The current crisis, he said, was created by the big brokerage houses, which were operating not only as middlemen but also as secret investors, secret foreign buyers and secret political operators using their connections with politicians and decision-makers in their own interest.

“The finance ministry has gone out of its way to bend the rules to oblige this small coterie of brokers who have made mega millions in the Musharraf era and own vast lands in Karachi, Lahore, Islamabad and foreign shores like Dubai, Ajmaan and Kuala Lumpur.

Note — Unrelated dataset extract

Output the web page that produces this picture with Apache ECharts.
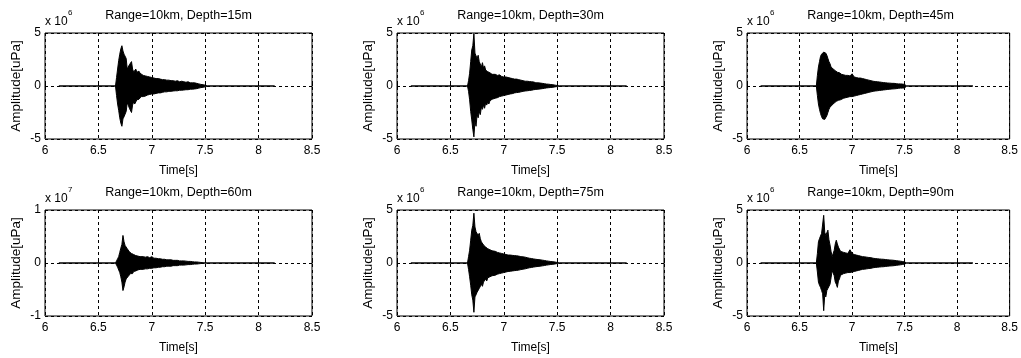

Just have a look at the passenger manifests of three airlines and the number of trips these people make will prove how big stakes they have in foreign lands,” a finance official said.

The surprising thing for these patriotic officers is that the PPP government is bending backwards to accommodate these black sheep of the Musharraf-Shaukat Aziz regime. “They have not yet issued the petty Rs 1,000 Benazir cards for the poor but they have already set aside Rs 50 billion to save these few sharks,” one official noted.

The answer to these mega scandals is that parliament and the Public Accounts Committee now headed by Opposition Leader Chaudhry Nisar Ali Khan should reopen the 2005 and 2000 stock scandals and fully carry out a probe into the current crisis to expose the real culprits.

“When this is done, it will be proven that 90 per cent of the problem revolves around the big seven sharks and if they are neutralised, the stock market will regain confidence and stability, and come to a level in which real foreign investors will be able to come in,” one official noted.

Parliament must assert its authority on some issues, he said. “If they can do nothing about foreign drones, they should at least shoot down the local drones that are bombing the people’s pockets every day.”